III. In the third place another form of this measure is stated by the Apostle, 'According to the measure of the gift of Christ.'
That means, of course, the gift which Christ bestows. It is substantially the same idea as I have just been dealing with, only looked at from rather a different point of view. Therefore, I need not dwell upon its parallelism with what has just been occupying our attention, but rather ask you simply to consider one point in reference to it, and that is that, side by side with the reference to the gift of Christ as being the measure of our possible attainments, the Apostle enlarges on the Infinite variety of the shapes which that one gift takes in different people. 'He gave some apostles, some prophets,' etc.; one man receiving according to this fashion, and another according to that, and to each of us the distribution is made 'according to the measure of the gift of Christ.' That is to say, it takes us all, the collective goodness and beauty of the whole community of saints, to approximate to the fulness of that gift, and all are needed in their different types and forms of excellence, sanctity and beauty, in order to set forth, even imperfectly, the richness and the manifoldness of His great gift. And so 'we all come'—there is a multiplicity—'unto the perfect man, the measure of the stature of the fulness of Christ'—there is a unity in which the multiplicity inheres.

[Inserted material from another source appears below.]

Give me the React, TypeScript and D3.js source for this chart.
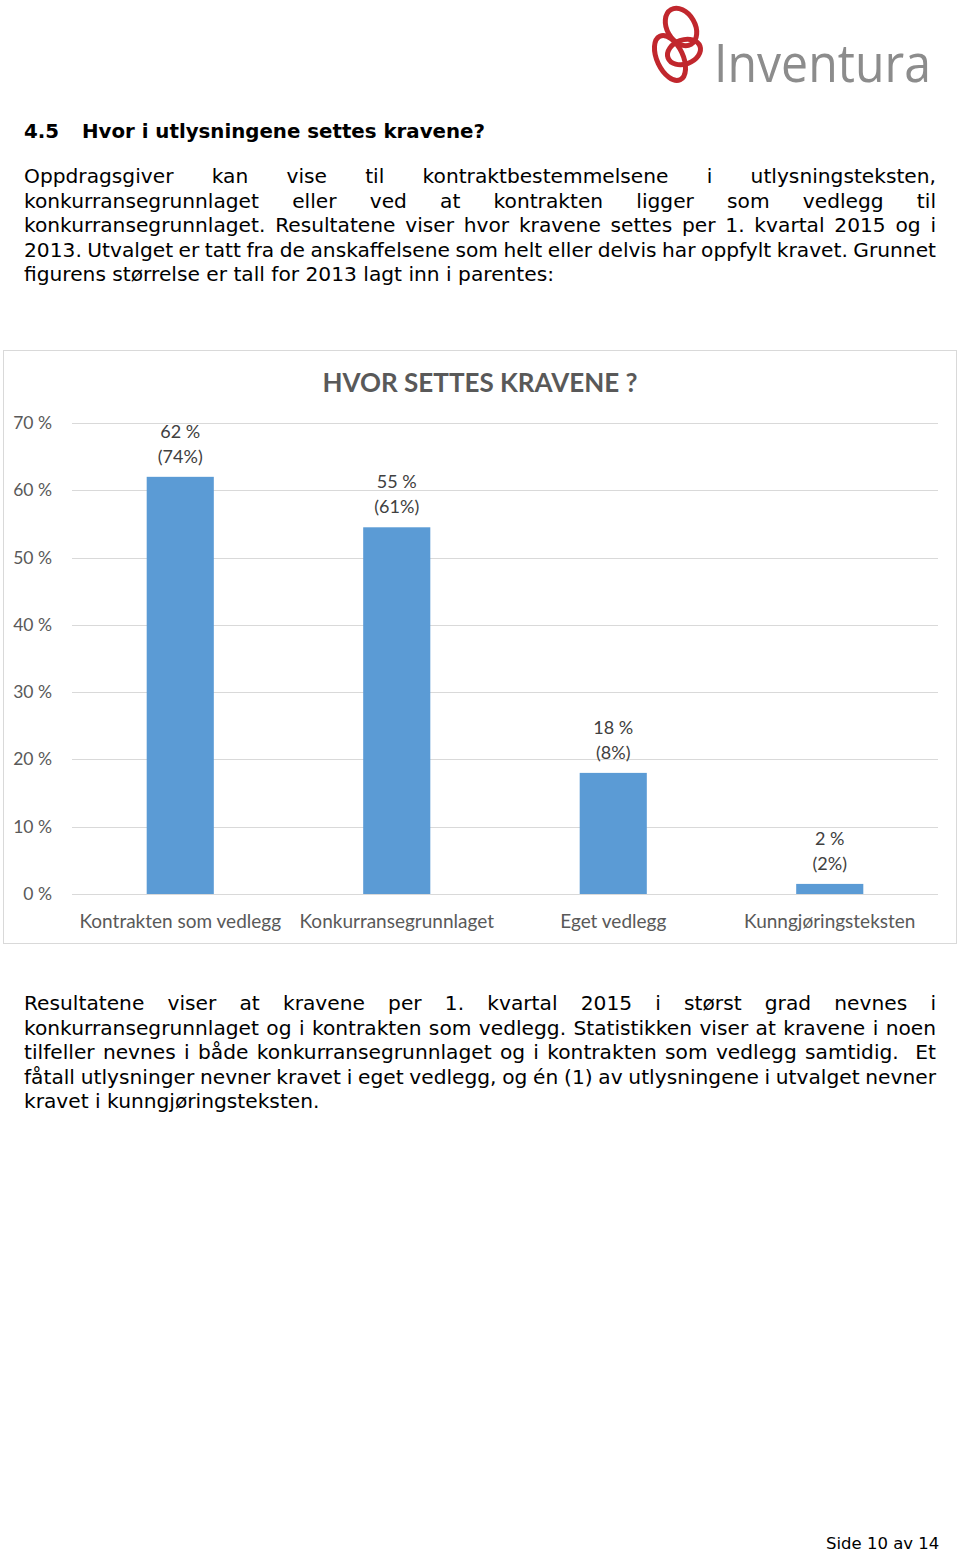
import React from "react";
import * as d3 from "d3";

const categories = ["Kontrakten som vedlegg", "Konkurransegrunnlaget", "Eget vedlegg", "Kunngjøringsteksten"];
const values2015 = [62, 54.5, 18, 1.5];
const labels2015 = ["62 %", "55 %", "18 %", "2 %"];
const labels2013 = ["(74%)", "(61%)", "(8%)", "(2%)"];
const yTicks = [0, 10, 20, 30, 40, 50, 60, 70];

const heading = "Hvor i utlysningene settes kravene?";
const para1 = [
  "Oppdragsgiver kan vise til kontraktbestemmelsene i utlysningsteksten,",
  "konkurransegrunnlaget eller ved at kontrakten ligger som vedlegg til",
  "konkurransegrunnlaget. Resultatene viser hvor kravene settes per 1. kvartal 2015 og i",
  "2013. Utvalget er tatt fra de anskaffelsene som helt eller delvis har oppfylt kravet. Grunnet",
  "figurens størrelse er tall for 2013 lagt inn i parentes:",
];
const para2 = [
  "Resultatene viser at kravene per 1. kvartal 2015 i størst grad nevnes i",
  "konkurransegrunnlaget og i kontrakten som vedlegg. Statistikken viser at kravene i noen",
  "tilfeller nevnes i både konkurransegrunnlaget og i kontrakten som vedlegg samtidig.  Et",
  "fåtall utlysninger nevner kravet i eget vedlegg, og én (1) av utlysningene i utvalget nevner",
  "kravet i kunngjøringsteksten.",
];

const BODY_FONT = "DejaVu Sans, Verdana, sans-serif";
const BODY_SIZE = 20.2;
const CHART_FONT = "Lato, Carlito, Calibri, sans-serif";

let ctx: CanvasRenderingContext2D | null = null;
function measure(text: string, font: string): number {
  if (!ctx) {
    const c = document.createElement("canvas");
    ctx = c.getContext("2d");
  }
  if (!ctx) return text.length * 10;
  ctx.font = font;
  return ctx.measureText(text).width;
}

function Paragraph({ lines, x, y0, lh, width }: { lines: string[]; x: number; y0: number; lh: number; width: number }) {
  return (
    <g>
      {lines.map((ln, i) => {
        const last = i === lines.length - 1;
        const spaces = (ln.match(/ /g) || []).length;
        const w = measure(ln, `${BODY_SIZE}px DejaVu Sans`);
        let ws = 0;
        let extra: any = {};
        if (!last && spaces > 0) {
          ws = (width - w) / spaces;
          if (ws < -2) {
            ws = -2;
            extra = { textLength: width, lengthAdjust: "spacingAndGlyphs" };
          }
        }
        return (
          <text key={i} x={x} y={y0 + i * lh} fontFamily={BODY_FONT} fontSize={BODY_SIZE} fill="#000" wordSpacing={ws} style={{ whiteSpace: "pre" }} {...extra}>
            {ln}
          </text>
        );
      })}
    </g>
  );
}

export default function App() {
  const W = 960, H = 1553;
  const plotL = 72, plotR = 938, plotTop = 423, plotBottom = 894;
  const x = d3.scaleBand<string>().domain(categories).range([plotL, plotR]).paddingInner(0.69).paddingOuter(0.345);
  const y = d3.scaleLinear().domain([0, 70]).range([plotBottom, plotTop]);
  const gray = "#595959";

  return (
    <svg width={W} height={H} style={{ position: "absolute", left: 0, top: 0 }} xmlns="http://www.w3.org/2000/svg">
      <rect x={0} y={0} width={W} height={H} fill="#fff" />
      {/* logo */}
      <g fill="none" stroke="#c1272d" strokeWidth={5}>
        <ellipse cx={681} cy={27} rx={14} ry={20} transform="rotate(-30 681 27)" />
        <ellipse cx={684} cy={52} rx={17} ry={12} transform="rotate(-20 684 52)" />
        <ellipse cx={670} cy={58} rx={13} ry={24} transform="rotate(-25 670 58)" />
      </g>
      <text x={714} y={82} fontFamily="Open Sans, sans-serif" fontSize={53} fill="#8c8c8c" textLength={217} lengthAdjust="spacingAndGlyphs">Inventura</text>

      {/* heading */}
      <text x={24} y={138} fontFamily={BODY_FONT} fontSize={19.8} fontWeight="bold" fill="#000">4.5</text>
      <text x={82} y={138} fontFamily={BODY_FONT} fontSize={19.8} fontWeight="bold" fill="#000">{heading}</text>

      <Paragraph lines={para1} x={24} y0={183} lh={24.5} width={912} />

      {/* chart */}
      <rect x={3.5} y={350.5} width={953} height={593} fill="#fff" stroke="#d9d9d9" />
      <text x={480} y={392} textAnchor="middle" fontFamily={CHART_FONT} fontSize={26} fontWeight="bold" fill={gray}>HVOR SETTES KRAVENE ?</text>
      {yTicks.map((t) => (
        <g key={t}>
          <line x1={plotL} x2={plotR} y1={Math.round(y(t)) + 0.5} y2={Math.round(y(t)) + 0.5} stroke="#d9d9d9" />
          <text x={52} y={y(t) + 6} textAnchor="end" fontFamily={CHART_FONT} fontSize={17.5} fill={gray}>{`${t} %`}</text>
        </g>
      ))}
      {categories.map((c, i) => {
        const bx = x(c)!;
        const cx = bx + x.bandwidth() / 2;
        const top = y(values2015[i]);
        return (
          <g key={c}>
            <rect x={bx} y={top} width={x.bandwidth()} height={plotBottom - top} fill="#5b9bd5" />
            <text x={cx} y={top - 39} textAnchor="middle" fontFamily={CHART_FONT} fontSize={18} fill="#404040">{labels2015[i]}</text>
            <text x={cx} y={top - 14} textAnchor="middle" fontFamily={CHART_FONT} fontSize={18} fill="#404040">{labels2013[i]}</text>
            <text x={cx} y={928} textAnchor="middle" fontFamily={CHART_FONT} fontSize={19} fill={gray}>{c}</text>
          </g>
        );
      })}

      <Paragraph lines={para2} x={24} y0={1010} lh={24.5} width={912} />

      <text x={826} y={1549} fontFamily={BODY_FONT} fontSize={16.5} fill="#000">Side 10 av 14</text>
    </svg>
  );
}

So try to get a little more of some different type of excellence than that to which you are naturally inclined. Seek, and consciously endeavour, to appropriate into your character uncongenial excellences, and be very charitable in your judgments of the different types of Christian conformity to Christ our Lord. The crystals that are set round a light do not quarrel with each other as to whether green, or yellow, or blue, or red, or violet is the true colour to reflect. We need all the seven prismatic tints to make the perfect white light. The gift of Christ is many-sided; try not to be one-sided in your reception of it.
IV. And now the last form of this measure is 'according to the energy of the might of His power, which He wrought in Christ when He raised Him from the dead.'
When we gazed upon the riches of God's grace, they were high above us, when we looked upon 'the power that worketh in us,' we saw it working amidst many hindrances and hamperings, but here there is presented to us in a concrete example, close beside us, of what God can make of a man when the man is wholly pliable to His will, and the recipient of His influences. And so there stands before us the guarantee and the pattern of immortal life, the Christ whose Manhood died and lives, who is clothed with a spiritual body, who wields royal authority in the Kingdom of the Most High. And that is the measure of what God can do with me, and wishes to do with me, if I will let Him. Christ is my pattern, and the measure of my own possibilities.